Exactly the lines from the line holding "Write the matplotlib code for this chart." to the line holding "0.0079, 0.0076, 0.0072]", both lines included, are to be echoed; pictures are not.

Dataset excerpt
---+---
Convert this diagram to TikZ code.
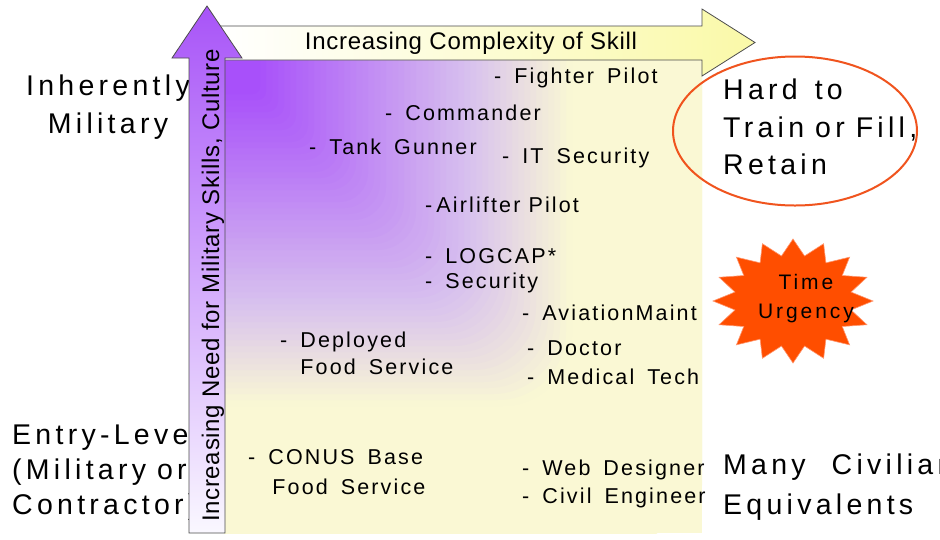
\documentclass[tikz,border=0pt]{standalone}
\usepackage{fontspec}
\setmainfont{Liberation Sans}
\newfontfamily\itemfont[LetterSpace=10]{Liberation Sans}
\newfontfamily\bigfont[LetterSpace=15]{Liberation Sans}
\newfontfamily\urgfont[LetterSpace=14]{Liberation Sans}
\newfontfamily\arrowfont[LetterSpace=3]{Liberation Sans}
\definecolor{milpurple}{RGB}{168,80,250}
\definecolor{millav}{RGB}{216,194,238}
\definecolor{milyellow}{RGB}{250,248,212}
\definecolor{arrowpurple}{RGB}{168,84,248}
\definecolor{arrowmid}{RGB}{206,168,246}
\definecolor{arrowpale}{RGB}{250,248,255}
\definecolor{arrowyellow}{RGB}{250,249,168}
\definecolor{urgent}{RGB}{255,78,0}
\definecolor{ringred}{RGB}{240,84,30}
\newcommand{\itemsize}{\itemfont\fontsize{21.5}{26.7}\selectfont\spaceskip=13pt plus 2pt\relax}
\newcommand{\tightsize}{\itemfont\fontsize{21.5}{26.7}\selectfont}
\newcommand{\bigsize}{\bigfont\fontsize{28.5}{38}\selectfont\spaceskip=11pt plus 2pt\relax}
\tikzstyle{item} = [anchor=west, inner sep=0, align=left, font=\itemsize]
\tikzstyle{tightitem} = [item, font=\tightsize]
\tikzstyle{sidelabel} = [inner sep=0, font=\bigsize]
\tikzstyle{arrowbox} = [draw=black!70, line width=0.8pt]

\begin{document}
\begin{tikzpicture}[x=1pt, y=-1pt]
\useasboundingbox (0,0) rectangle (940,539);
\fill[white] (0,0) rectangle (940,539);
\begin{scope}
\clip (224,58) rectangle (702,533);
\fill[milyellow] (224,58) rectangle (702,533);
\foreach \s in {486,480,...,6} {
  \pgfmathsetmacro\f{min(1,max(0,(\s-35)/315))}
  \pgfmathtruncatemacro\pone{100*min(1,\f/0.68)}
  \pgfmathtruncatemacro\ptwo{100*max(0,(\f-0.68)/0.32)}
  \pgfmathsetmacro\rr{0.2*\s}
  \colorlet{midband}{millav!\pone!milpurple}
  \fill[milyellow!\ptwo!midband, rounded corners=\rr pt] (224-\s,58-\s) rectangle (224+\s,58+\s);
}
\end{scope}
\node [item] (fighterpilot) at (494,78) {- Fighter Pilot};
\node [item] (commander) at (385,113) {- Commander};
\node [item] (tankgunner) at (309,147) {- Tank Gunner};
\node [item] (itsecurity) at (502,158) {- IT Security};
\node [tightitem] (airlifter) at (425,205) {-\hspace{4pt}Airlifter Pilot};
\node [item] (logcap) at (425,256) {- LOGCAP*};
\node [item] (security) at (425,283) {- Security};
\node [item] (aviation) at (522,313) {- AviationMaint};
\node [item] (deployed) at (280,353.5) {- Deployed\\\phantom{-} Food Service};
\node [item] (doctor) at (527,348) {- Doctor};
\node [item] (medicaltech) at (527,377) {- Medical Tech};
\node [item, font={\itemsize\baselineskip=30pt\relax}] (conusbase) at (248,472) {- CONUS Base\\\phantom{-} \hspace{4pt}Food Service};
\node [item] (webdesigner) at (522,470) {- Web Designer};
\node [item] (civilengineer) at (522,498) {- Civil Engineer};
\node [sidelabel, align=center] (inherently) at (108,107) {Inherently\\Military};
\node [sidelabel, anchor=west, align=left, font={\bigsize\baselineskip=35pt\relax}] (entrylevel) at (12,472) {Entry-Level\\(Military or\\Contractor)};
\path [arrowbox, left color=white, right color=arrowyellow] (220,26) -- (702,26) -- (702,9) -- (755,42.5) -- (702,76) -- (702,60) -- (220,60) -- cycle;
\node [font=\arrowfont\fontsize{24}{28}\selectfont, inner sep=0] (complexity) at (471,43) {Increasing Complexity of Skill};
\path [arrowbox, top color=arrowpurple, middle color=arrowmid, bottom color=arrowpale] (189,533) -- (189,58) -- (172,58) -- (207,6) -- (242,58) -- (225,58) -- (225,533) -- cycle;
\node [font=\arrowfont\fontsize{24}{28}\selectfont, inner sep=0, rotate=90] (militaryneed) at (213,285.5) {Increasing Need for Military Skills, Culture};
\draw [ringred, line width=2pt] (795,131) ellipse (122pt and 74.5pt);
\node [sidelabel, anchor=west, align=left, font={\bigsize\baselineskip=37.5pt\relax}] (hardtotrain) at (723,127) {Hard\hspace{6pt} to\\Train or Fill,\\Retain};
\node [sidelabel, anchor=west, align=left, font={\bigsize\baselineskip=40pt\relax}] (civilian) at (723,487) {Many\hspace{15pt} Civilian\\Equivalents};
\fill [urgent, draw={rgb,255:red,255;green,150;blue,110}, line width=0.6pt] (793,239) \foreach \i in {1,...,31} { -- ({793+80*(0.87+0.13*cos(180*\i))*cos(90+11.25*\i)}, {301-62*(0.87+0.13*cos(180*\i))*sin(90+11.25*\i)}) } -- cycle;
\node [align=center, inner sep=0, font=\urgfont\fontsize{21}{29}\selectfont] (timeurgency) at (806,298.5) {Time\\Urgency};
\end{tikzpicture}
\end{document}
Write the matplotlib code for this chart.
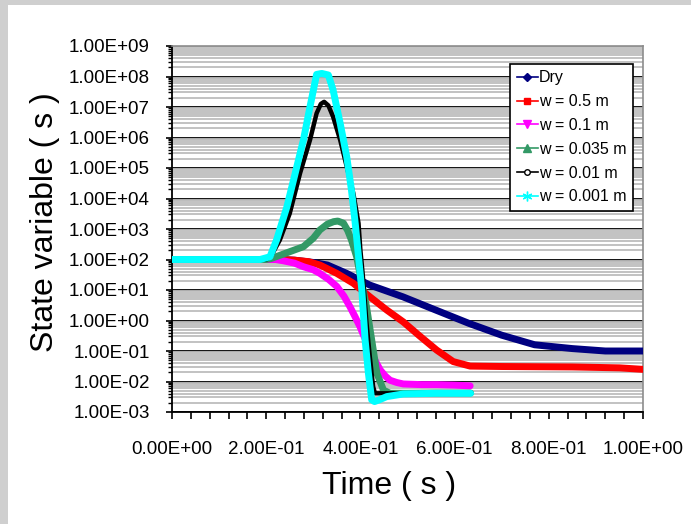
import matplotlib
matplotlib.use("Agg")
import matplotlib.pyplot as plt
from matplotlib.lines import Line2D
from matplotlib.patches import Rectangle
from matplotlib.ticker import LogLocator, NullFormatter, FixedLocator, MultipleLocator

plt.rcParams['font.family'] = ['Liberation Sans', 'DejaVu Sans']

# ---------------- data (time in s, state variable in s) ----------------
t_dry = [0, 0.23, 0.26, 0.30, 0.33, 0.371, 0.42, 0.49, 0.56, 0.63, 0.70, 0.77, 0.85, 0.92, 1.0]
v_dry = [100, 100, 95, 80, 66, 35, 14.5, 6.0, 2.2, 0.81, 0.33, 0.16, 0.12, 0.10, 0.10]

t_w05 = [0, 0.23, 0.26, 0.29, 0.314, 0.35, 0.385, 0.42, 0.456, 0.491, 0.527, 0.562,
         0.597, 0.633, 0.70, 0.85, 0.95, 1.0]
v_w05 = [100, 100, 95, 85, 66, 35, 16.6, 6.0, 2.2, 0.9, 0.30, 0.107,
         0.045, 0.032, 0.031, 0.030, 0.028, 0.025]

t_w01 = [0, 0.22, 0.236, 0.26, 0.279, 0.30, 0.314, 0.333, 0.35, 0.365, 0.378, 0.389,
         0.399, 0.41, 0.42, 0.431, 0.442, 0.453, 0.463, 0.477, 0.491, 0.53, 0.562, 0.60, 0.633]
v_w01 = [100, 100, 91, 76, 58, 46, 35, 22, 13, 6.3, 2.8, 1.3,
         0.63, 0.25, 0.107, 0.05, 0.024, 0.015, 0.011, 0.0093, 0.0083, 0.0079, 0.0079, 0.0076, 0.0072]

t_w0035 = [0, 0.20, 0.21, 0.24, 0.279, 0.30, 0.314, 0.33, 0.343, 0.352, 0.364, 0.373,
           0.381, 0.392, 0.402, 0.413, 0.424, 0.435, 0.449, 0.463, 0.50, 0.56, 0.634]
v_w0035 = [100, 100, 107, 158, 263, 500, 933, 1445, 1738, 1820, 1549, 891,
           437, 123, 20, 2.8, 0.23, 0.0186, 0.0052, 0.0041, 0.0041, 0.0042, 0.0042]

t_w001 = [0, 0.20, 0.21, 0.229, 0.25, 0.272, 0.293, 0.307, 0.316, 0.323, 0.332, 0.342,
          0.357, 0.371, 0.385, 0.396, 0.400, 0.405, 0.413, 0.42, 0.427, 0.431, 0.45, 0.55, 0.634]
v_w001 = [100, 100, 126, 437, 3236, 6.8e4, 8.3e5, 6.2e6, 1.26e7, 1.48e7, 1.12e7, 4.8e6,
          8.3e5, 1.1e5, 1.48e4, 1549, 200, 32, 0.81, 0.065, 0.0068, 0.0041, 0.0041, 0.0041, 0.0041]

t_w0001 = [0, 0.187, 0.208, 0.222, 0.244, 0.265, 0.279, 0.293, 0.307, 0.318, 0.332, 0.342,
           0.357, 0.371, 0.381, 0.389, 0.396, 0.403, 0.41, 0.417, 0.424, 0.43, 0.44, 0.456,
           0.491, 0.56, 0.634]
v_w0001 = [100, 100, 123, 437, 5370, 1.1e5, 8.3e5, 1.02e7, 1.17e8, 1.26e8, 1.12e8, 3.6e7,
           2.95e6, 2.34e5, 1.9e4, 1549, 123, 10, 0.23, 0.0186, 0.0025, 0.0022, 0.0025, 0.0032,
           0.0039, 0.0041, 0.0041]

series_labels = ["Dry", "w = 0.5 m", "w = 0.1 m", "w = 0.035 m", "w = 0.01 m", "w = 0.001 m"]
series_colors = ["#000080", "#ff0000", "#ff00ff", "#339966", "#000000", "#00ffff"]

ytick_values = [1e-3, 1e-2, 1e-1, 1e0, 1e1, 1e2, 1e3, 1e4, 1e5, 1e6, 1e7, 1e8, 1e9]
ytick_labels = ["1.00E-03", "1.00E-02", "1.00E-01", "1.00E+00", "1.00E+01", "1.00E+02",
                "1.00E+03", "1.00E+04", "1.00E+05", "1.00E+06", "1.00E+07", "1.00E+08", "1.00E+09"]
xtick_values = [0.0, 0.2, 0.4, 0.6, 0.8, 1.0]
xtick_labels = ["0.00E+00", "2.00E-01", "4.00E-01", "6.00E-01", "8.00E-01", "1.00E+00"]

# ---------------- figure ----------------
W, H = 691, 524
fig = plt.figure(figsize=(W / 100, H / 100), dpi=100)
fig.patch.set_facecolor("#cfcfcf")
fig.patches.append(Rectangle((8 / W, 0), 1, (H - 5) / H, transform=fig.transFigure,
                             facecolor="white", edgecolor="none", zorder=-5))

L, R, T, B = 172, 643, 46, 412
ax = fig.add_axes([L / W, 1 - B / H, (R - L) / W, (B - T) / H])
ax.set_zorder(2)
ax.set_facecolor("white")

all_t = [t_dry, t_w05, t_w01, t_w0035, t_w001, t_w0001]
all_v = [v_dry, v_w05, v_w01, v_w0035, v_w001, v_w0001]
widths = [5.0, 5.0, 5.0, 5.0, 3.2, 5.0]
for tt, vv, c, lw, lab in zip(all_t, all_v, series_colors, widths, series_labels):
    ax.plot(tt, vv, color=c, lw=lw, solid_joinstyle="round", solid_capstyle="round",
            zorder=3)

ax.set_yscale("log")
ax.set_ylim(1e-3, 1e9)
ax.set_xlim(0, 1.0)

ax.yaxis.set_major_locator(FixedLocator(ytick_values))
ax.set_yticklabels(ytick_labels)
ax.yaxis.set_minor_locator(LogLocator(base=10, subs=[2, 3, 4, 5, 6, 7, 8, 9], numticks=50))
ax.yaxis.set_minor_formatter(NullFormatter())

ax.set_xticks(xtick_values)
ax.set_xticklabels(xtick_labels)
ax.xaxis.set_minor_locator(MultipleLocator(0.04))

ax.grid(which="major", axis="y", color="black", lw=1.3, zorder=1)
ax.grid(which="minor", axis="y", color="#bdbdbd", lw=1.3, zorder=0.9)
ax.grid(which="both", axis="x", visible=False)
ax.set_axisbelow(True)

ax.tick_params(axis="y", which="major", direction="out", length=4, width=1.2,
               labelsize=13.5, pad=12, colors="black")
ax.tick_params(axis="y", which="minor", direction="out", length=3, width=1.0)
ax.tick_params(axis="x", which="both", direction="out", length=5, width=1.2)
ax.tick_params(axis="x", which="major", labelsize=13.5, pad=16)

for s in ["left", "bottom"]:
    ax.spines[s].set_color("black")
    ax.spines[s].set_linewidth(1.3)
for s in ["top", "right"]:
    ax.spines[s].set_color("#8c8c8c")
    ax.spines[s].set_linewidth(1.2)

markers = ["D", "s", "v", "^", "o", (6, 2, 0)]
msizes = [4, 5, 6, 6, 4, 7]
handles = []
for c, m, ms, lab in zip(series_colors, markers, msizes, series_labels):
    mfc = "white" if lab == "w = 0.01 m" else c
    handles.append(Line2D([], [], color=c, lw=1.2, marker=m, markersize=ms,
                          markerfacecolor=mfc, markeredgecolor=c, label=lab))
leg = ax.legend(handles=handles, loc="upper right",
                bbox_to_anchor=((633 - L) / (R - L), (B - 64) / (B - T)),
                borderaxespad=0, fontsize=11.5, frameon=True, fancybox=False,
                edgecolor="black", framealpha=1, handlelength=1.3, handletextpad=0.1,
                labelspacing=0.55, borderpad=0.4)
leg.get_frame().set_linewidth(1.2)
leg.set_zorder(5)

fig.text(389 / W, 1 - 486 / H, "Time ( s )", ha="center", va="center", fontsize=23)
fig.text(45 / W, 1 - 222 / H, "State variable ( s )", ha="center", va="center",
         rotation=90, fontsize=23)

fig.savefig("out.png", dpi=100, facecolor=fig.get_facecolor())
---+---
■ **Worked answer**
Write the matplotlib code for this chart.
import matplotlib
matplotlib.use("Agg")
import matplotlib.pyplot as plt
from matplotlib.lines import Line2D
from matplotlib.patches import Rectangle
from matplotlib.ticker import LogLocator, NullFormatter, FixedLocator, MultipleLocator

plt.rcParams['font.family'] = ['Liberation Sans', 'DejaVu Sans']

# ---------------- data (time in s, state variable in s) ----------------
t_dry = [0, 0.23, 0.26, 0.30, 0.33, 0.371, 0.42, 0.49, 0.56, 0.63, 0.70, 0.77, 0.85, 0.92, 1.0]
v_dry = [100, 100, 95, 80, 66, 35, 14.5, 6.0, 2.2, 0.81, 0.33, 0.16, 0.12, 0.10, 0.10]

t_w05 = [0, 0.23, 0.26, 0.29, 0.314, 0.35, 0.385, 0.42, 0.456, 0.491, 0.527, 0.562,
         0.597, 0.633, 0.70, 0.85, 0.95, 1.0]
v_w05 = [100, 100, 95, 85, 66, 35, 16.6, 6.0, 2.2, 0.9, 0.30, 0.107,
         0.045, 0.032, 0.031, 0.030, 0.028, 0.025]

t_w01 = [0, 0.22, 0.236, 0.26, 0.279, 0.30, 0.314, 0.333, 0.35, 0.365, 0.378, 0.389,
         0.399, 0.41, 0.42, 0.431, 0.442, 0.453, 0.463, 0.477, 0.491, 0.53, 0.562, 0.60, 0.633]
v_w01 = [100, 100, 91, 76, 58, 46, 35, 22, 13, 6.3, 2.8, 1.3,
         0.63, 0.25, 0.107, 0.05, 0.024, 0.015, 0.011, 0.0093, 0.0083, 0.0079, 0.0079, 0.0076, 0.0072]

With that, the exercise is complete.